A falseabilidade não é suficiente: há hipóteses não-científicas, tais como a determinação da personalidade pelos astros ou pelo treinamento do esfíncteres, que foram refutadas há muito tempo. Mas nenhuma delas é compatível com a maior parte do conhecimento científico.
Ademais, a falseação não é mais conclusiva do que a confirmação. Na verdade, todos sabemos que há erros de observação ou de cálculo. Infelizmente, nem Popper e nem os positivistas a quem critico tiveram em conta os distintos tipos de erros que afetam os dados empíricos. Por isso, Popper acreditou que os resultados negativos são definitivos, e os positivistas afirmaram que os positivos é que são.
Estritamente falando, o critério popperiano de falseabilidade aplica-se exclusivamente as chamadas hipóteses nulas, de forma que “as variáveis A e B não estão associadas entre si”. Na verdade, a primeira coisa que um cientista faz quando é confrontado com uma delas é tentar falseá-la.

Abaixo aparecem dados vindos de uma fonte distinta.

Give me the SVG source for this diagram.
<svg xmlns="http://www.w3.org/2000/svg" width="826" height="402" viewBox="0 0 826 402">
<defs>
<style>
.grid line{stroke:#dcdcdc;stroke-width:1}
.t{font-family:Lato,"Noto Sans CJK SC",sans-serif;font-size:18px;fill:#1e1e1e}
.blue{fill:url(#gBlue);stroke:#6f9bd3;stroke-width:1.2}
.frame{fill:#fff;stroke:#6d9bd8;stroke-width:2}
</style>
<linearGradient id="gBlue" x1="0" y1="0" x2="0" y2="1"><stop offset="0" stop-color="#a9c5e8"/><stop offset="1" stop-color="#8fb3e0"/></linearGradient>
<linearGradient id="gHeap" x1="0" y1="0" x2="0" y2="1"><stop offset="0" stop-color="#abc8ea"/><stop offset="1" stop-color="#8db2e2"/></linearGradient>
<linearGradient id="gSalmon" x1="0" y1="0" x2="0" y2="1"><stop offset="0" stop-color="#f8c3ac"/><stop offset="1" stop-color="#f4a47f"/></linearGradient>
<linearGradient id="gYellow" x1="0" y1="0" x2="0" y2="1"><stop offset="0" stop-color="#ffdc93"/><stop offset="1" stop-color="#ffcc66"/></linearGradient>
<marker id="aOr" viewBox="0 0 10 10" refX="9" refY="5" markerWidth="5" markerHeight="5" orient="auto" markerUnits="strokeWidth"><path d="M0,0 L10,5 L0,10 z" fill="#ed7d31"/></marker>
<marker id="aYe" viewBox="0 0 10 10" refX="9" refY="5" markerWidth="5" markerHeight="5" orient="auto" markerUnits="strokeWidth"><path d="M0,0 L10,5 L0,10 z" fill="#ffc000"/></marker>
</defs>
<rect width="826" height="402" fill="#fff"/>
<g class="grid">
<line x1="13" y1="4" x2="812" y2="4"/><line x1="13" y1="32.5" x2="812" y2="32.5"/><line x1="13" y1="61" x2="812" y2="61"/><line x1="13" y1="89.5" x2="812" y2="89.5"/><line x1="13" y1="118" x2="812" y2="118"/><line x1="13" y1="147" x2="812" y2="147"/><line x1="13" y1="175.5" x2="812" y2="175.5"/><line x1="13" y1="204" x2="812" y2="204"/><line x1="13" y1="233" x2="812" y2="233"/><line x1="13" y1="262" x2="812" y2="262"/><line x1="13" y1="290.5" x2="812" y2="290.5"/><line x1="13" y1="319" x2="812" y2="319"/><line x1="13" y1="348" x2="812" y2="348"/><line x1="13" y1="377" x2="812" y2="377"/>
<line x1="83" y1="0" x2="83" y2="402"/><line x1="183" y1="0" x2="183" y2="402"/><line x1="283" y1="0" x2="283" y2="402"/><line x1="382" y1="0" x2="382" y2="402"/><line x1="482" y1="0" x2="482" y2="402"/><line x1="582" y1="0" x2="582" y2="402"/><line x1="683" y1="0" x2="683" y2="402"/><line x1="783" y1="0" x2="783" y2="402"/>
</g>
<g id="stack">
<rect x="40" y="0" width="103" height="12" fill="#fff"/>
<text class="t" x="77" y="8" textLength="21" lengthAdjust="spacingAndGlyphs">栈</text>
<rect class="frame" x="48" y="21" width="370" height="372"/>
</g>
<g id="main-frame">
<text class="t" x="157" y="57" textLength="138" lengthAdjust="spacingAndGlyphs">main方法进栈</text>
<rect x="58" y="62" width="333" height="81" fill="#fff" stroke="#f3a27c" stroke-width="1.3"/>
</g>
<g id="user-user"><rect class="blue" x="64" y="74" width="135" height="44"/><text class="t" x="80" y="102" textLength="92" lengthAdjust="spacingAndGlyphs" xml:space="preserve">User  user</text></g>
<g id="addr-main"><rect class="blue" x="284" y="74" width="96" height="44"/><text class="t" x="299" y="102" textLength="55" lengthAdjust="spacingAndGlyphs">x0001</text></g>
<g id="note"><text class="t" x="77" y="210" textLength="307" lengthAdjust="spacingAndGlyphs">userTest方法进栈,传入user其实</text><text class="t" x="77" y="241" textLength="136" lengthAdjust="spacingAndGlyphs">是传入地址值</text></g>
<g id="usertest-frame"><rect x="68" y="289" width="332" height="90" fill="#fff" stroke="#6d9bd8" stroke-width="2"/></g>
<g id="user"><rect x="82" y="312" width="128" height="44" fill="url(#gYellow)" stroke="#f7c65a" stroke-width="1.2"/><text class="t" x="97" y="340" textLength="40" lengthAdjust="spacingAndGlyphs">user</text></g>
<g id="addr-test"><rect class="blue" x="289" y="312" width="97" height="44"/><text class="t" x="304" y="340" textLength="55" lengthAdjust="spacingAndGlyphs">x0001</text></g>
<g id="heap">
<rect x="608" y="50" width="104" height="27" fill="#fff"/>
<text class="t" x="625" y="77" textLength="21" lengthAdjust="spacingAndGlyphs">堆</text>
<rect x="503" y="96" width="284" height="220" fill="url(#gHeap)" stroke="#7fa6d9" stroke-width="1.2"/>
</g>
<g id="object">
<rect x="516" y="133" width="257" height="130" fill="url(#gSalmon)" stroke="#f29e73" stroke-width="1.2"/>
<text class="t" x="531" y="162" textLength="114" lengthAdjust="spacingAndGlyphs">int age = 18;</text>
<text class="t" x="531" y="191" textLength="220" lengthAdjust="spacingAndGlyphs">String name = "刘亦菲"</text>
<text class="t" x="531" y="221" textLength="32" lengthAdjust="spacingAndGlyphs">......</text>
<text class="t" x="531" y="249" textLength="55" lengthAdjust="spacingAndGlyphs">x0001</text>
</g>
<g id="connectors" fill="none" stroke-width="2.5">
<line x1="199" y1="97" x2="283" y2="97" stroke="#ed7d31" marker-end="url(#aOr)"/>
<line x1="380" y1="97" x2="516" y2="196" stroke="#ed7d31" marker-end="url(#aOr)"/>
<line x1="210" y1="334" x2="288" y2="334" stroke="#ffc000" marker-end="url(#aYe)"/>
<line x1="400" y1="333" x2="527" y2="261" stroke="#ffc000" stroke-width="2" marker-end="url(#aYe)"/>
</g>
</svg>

Se isso acontecer, ou seja, se encontrar que A e B estão correlacionadas entre si, será necessário formular uma hipótese afirmativa e precisa, tal como “B é uma função exponencial de A”. Mas nem Popper e seus discípulos se ocuparam de hipóteses nulas e nem, em geral, com a estatística.
Contudo, uma hipótese que seja infalseável em princípio é um chamado de atenção sempre e quando não se apresenta junto com outras hipóteses ou quando seus companheiros servem apenas para protegê-la. Esta última aconteceu com a hipótese freudiana da repressão, cuja a única função é proteger a fantasia edipiana. (“O amor que você diz sentir pelo seu pai reforça a minha suspeita de que você o odeia: seu superego reprimiu tão fortemente seu ódio, que você não percebe.”) Um caso semelhante é a hipótese de que todos tentam maximizar os lucros esperados. Se alguém fornecer um contra-exemplo, tal como o fumante que ao inalar com prazer se expõe ao câncer ou de quem faz favores sem esperar recompensa, responde-se: “Ah, mas o fumante e o altruísta sentem prazer, ainda que o primeiro arrisque sua saúde, e o segundo seu patrimônio!”.

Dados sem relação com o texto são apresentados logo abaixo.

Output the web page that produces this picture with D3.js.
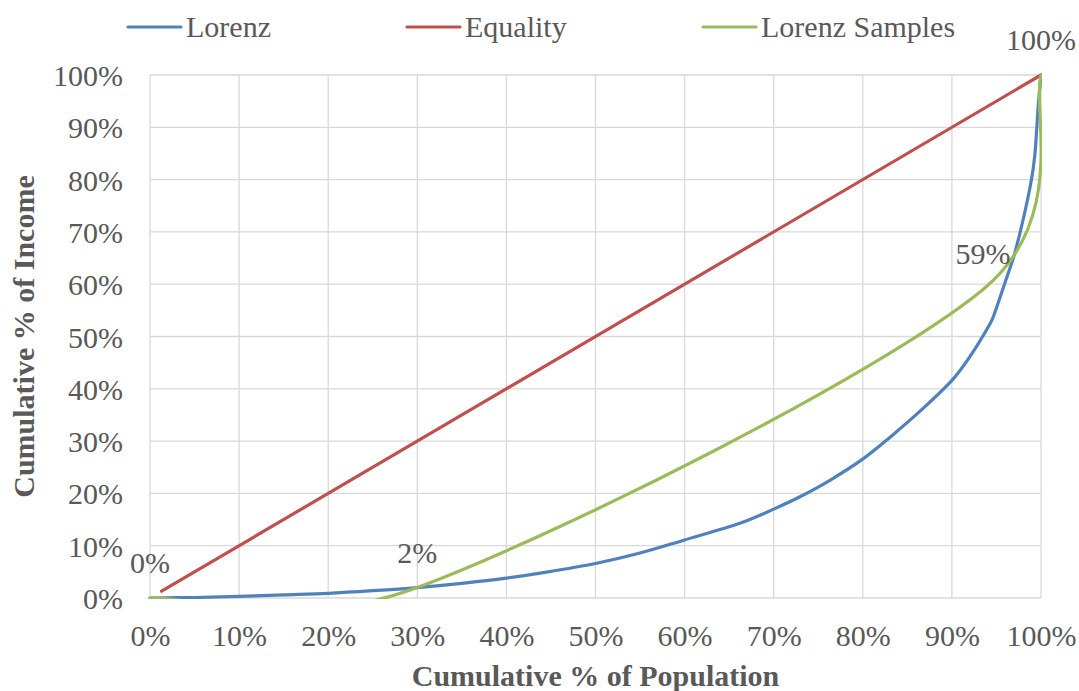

Não há, portanto, uma maneira de testar o postulado central das teorias da ação racional. Além disso, este postulado é incompatível com a economia experimental, o que mostra que tendemos a evitar riscos e a contentar-nos com lucros razoáveis.
Em conclusão, a falseabilidade é importante, porque controla a imaginação. Mas não é mais do que a coerência com a maior parte do conhecimento. Em todo caso, os investigadores buscam confirmar suas teorias favoritas, não a falseá-las. O Prêmio Nobel nunca foi concedido por falsear hipóteses. Analogamente, o lavrador não se limita a capinar, mas a colocar seu maior esforço em coletar algo comestível e comercializável.
Em resumo, a falseabilidade é desejável, mas não é necessária e nem suficiente. Muito mais importante são a confirmabilidade e a coerência com a maior parte do saber.